*LISTED RECORDS:*
========
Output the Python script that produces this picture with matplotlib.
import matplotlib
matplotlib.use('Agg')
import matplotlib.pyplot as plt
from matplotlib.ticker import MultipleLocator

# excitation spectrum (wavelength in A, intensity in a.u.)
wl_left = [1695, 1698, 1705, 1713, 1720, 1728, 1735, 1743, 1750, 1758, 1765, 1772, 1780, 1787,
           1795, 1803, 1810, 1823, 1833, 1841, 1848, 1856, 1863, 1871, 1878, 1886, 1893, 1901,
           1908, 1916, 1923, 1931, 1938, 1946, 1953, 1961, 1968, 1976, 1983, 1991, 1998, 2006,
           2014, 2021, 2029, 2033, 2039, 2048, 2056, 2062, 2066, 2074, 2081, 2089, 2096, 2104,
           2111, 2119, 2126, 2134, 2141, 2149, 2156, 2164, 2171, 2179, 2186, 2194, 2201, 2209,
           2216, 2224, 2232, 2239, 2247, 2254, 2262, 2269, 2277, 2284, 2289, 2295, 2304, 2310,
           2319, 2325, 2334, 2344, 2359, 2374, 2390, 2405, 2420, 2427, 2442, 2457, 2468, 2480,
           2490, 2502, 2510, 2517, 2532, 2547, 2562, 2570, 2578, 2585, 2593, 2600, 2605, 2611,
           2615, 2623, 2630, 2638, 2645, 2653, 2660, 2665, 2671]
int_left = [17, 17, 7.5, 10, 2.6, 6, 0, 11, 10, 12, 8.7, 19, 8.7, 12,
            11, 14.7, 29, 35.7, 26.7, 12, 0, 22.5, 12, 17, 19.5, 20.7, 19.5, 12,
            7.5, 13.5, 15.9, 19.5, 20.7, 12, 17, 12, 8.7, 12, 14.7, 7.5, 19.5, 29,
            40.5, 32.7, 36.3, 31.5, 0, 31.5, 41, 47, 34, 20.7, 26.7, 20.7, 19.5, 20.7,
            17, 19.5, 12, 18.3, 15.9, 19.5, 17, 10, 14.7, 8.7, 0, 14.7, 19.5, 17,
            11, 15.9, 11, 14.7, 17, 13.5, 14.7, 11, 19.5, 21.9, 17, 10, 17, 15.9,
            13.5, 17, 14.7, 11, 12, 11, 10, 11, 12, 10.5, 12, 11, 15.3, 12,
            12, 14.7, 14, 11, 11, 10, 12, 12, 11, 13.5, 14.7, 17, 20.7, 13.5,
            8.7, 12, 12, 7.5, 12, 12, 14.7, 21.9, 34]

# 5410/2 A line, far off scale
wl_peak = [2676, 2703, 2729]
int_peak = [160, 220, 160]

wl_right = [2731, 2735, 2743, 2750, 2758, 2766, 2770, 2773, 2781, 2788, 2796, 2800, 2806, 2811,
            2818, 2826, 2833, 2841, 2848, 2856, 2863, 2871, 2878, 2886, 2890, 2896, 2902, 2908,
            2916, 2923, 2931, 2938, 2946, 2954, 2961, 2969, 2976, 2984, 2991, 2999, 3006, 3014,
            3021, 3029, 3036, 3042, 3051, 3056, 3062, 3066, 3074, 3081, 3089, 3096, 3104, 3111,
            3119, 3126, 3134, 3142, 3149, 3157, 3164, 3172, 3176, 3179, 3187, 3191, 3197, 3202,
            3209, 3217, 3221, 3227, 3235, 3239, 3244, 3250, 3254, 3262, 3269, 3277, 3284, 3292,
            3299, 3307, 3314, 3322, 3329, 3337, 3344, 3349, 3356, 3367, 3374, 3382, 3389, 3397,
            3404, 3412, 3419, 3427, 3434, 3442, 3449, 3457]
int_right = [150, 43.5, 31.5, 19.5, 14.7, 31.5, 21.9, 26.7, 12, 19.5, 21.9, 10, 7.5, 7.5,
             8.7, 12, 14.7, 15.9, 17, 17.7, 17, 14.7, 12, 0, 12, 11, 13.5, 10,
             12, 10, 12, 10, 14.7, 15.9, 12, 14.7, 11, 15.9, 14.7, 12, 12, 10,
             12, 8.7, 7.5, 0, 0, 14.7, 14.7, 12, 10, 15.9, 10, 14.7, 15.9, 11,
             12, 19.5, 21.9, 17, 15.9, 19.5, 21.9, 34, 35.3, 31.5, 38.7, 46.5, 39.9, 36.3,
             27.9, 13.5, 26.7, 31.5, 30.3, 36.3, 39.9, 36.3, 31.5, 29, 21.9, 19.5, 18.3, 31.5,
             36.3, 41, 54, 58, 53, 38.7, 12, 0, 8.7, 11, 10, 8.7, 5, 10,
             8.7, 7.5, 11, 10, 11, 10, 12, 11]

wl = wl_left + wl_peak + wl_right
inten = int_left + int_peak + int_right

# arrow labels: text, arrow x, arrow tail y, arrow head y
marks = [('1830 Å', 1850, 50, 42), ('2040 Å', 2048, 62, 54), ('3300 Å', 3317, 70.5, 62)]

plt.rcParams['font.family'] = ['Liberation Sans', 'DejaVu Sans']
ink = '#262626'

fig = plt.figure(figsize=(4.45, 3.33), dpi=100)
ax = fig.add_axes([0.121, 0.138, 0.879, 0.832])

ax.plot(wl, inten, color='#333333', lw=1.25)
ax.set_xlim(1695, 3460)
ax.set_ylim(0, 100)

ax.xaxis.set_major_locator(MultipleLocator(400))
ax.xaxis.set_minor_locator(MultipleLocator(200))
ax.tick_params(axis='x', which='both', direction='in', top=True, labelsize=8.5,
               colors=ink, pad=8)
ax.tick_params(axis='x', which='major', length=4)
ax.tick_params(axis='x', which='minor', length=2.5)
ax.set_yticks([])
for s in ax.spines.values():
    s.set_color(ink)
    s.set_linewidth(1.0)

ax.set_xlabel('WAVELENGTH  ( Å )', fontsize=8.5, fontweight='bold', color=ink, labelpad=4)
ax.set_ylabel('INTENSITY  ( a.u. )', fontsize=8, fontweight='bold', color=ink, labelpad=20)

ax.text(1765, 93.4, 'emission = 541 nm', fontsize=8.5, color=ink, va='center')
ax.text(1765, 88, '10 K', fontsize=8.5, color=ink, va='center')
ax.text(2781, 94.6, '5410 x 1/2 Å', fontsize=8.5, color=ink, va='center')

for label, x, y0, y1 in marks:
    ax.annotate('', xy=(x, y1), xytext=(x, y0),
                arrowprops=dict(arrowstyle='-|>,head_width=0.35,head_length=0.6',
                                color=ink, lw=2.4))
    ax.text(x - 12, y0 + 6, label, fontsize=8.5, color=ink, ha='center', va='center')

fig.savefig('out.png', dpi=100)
========
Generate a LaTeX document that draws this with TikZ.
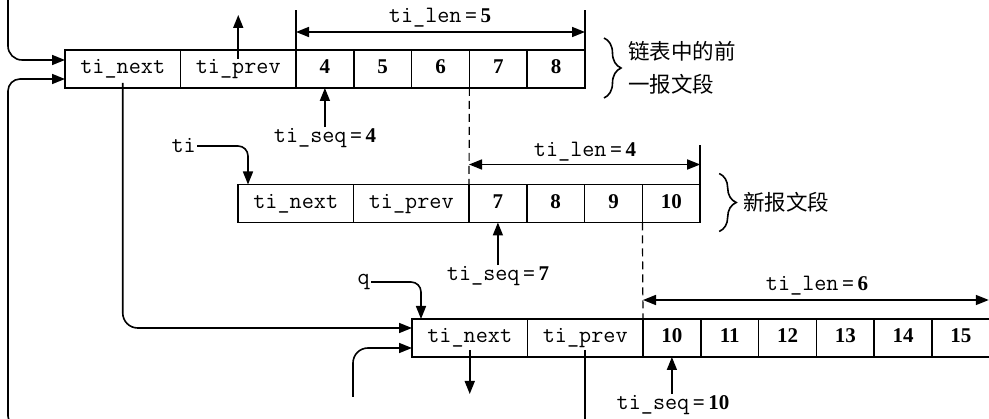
========
*TASK DETAILS:* Return, unchanged, the run of lines above that opens with the line containing "Output the Python" and closes with the line containing "from matplotlib.ticker import MultipleLocator". Include both.

*REPLY:*
Output the Python script that produces this picture with matplotlib.
import matplotlib
matplotlib.use('Agg')
import matplotlib.pyplot as plt
from matplotlib.ticker import MultipleLocator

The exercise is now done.